To keep this easy (haha! NEVER!!)–Ultimately, I just want to know how effective y’all think snow tires would be in moderate slush/snow/etc (i.e. I’m not going up there in blizzard conditions w/o a 4WD, and even then I probably wouldn’t), and if I should get real snow tires or all-weather (considering the 1.5 hour drive on dry pavement before getting into the mountains.), as I know snow tires don’t do so well on anything but snow.
Oh, and the slush was only, like, 2-3 inches thick at the most. So the car was clearing it. Thank you!

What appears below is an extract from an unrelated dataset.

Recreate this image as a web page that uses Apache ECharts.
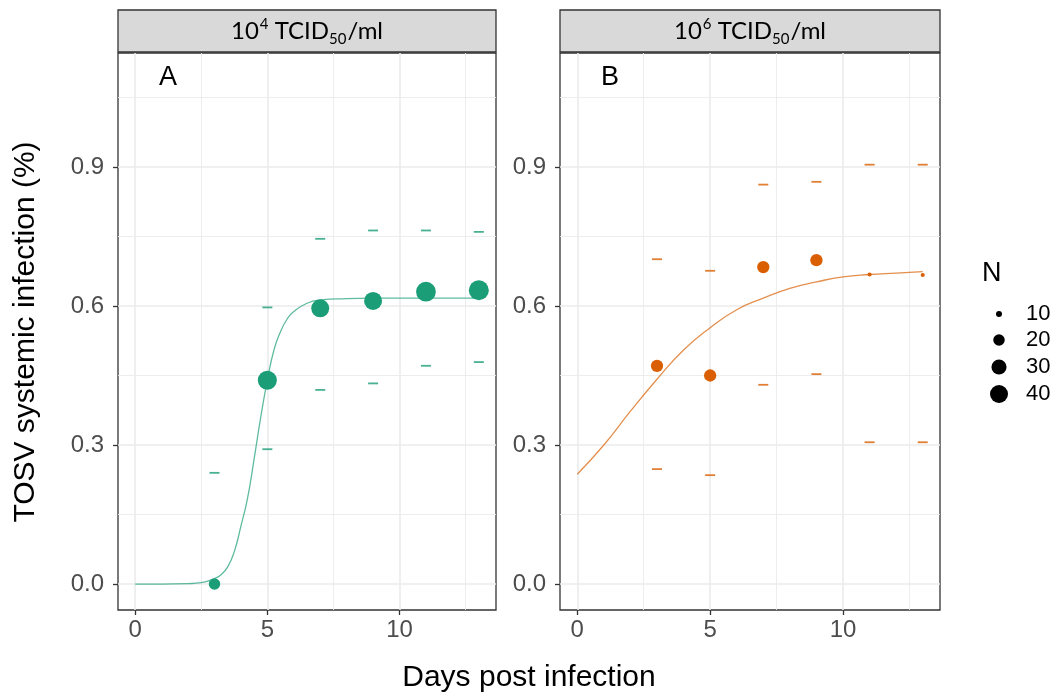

Sometimes, especially if you have a heavy load of stuff in the back of the car, the weight unloads the front wheels and they lose traction. You can try going up the hill in reverse. Stop across the street from the base of the hill, line yourself up to go straight up the hill, in reverse, and then accelerate across the street hard and just maintain the energy going up. The more you push the gas going up the more likely you are to lose traction, so just maintain your speed.
Sure, it sounds nuts, but if you work at it it can get you there.